YOU MIGHT NOT HAVE heard of the ‘quarterlife crisis’ before, but if you are aged in your mid-20s to mid-30s, this may strike a chord.

The pressure to get a job, make money and succeed quickly sees many people end up in jobs or relationships that they are unhappy in, but cannot see a way out of.

This leads to a phenomenon identified by psychologist at the University of Greenwich in London, Dr Oliver Robinson, called the quarterlife crisis. It refers to what is essentially a period of formative developmental crisis involving anxiety, uncertainty and inner turmoil that often accompanies early adulthood.

It can happen a quarter of the way through adulthood (hence the name), in the period between 25 and 35, although it clusters around the age of 30. The crisis typically lasts for around two years and bears all the hallmarks of a mid-life crisis with feelings of depression, being trapped and not having achieved enough.

Paula Coogan has been working as a life coach in Dublin for the past six years, specialising in the quarterlife crisis. She told TheJournal.ie that her work stems from real-life experience, when in her early 20s  she became disillusioned with the work she was doing but was too afraid to quit.

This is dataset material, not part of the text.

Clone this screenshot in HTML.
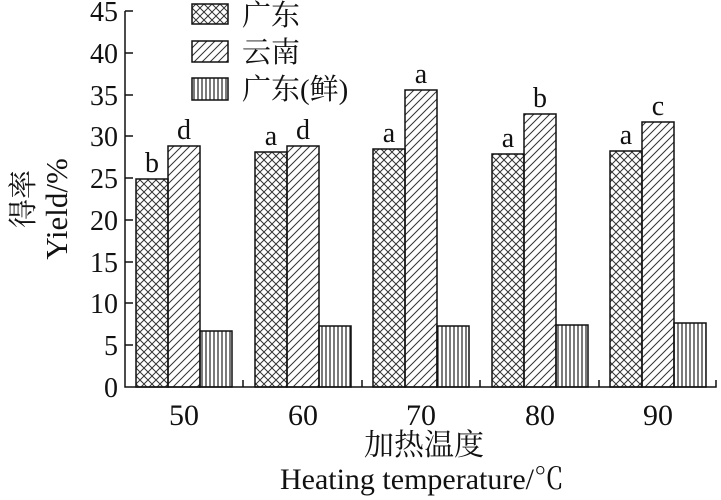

Her hand was forced when she was made redundant from that job and she began studying to be a life coach, in part to figure out what she was going through herself. “I was scrambling to find a sense of who I was,” she says.

Modern phenomenon 

Coogan has noticed common themes in her work with 20-somethings and 30-somethings: uncertainty, self-doubt, chaos, the sense of ‘putting on a show’. She attributes these to the quarterlife crisis and says it is a modern phenomenon.

The quarterlife crisis is unique for 20- and 30-something’s today – it’s taking us on average 7 or 8 years longer than previous generations to hit the traditional markers of adulthood like a stable job – there is no job for life anymore – settling down and having a family. That happened for our parents in their early 20s, now that’s not happening for us until our 30s.

Ask better questions

A common problem Coogan encounters with clients is the tendency to ask ‘why’ something is happening to them, rather than how they can change their circumstances.

She encourages her clients to ask the following questions of themselves:

  • Who am I and what are my values?
  • What do I want?
  • What can I do to help me get it?

Coogan says using the wheel of life coaching tool to evaluate how satisfied in each area of your life is a good starting point.

Source: www.actnow.ie

Most of the time people don’t look at their lives, they don’t think, “well am I happy in this area and am I unhappy here.” When they do this very basic exercise of rating from one-to-ten how happy they are in different areas, they can look at what can have the biggest ripple effect.

Turning point

Coogan says the quarterlife crisis is not a catastrophe, but should be seen as a turning point or a crossroads. It is a time when an important decision needs to be made and it is important that people get there on their own, she says.

My way of working is that the client already knows what they want to do and my job is to facilitate, quiz and help them to extract that, depending on what they love and are passionate about.

Catalyst for change

Dr Chris Robinson says there are four phases to the quarterlife crisis.

  • Phase 1 is defined by feelings of being “locked in” to or “locked out” of your life choices – relationships, jobs etc.
  • Phase 2 is a rising sense that change is possible, along with a mental and physical separation from previous commitments.
  • Phase 3 is a period of rebuilding a new life.
  • Phase 4 involves developing new commitments that are more in tune with personal interests, aspirations and values.

Dr Robinson told TheJournal.ie that the quarterlife crisis is what you make of it. Once its four phases are resolved, then it is a positive development in a person’s life.

A quarterlife crisis is a great opportunity for making tangible changes to how you live your life, before you are fully “settled down”, at which point it is harder to make major changes. If you take that opportunity, a quarterlife crisis is a catalyst for development.

But the opposite is also true, he says.

“However for those who have a quarterlife crisis but don’t react with proactive changes, it can lead to a cycle of decline and depression.”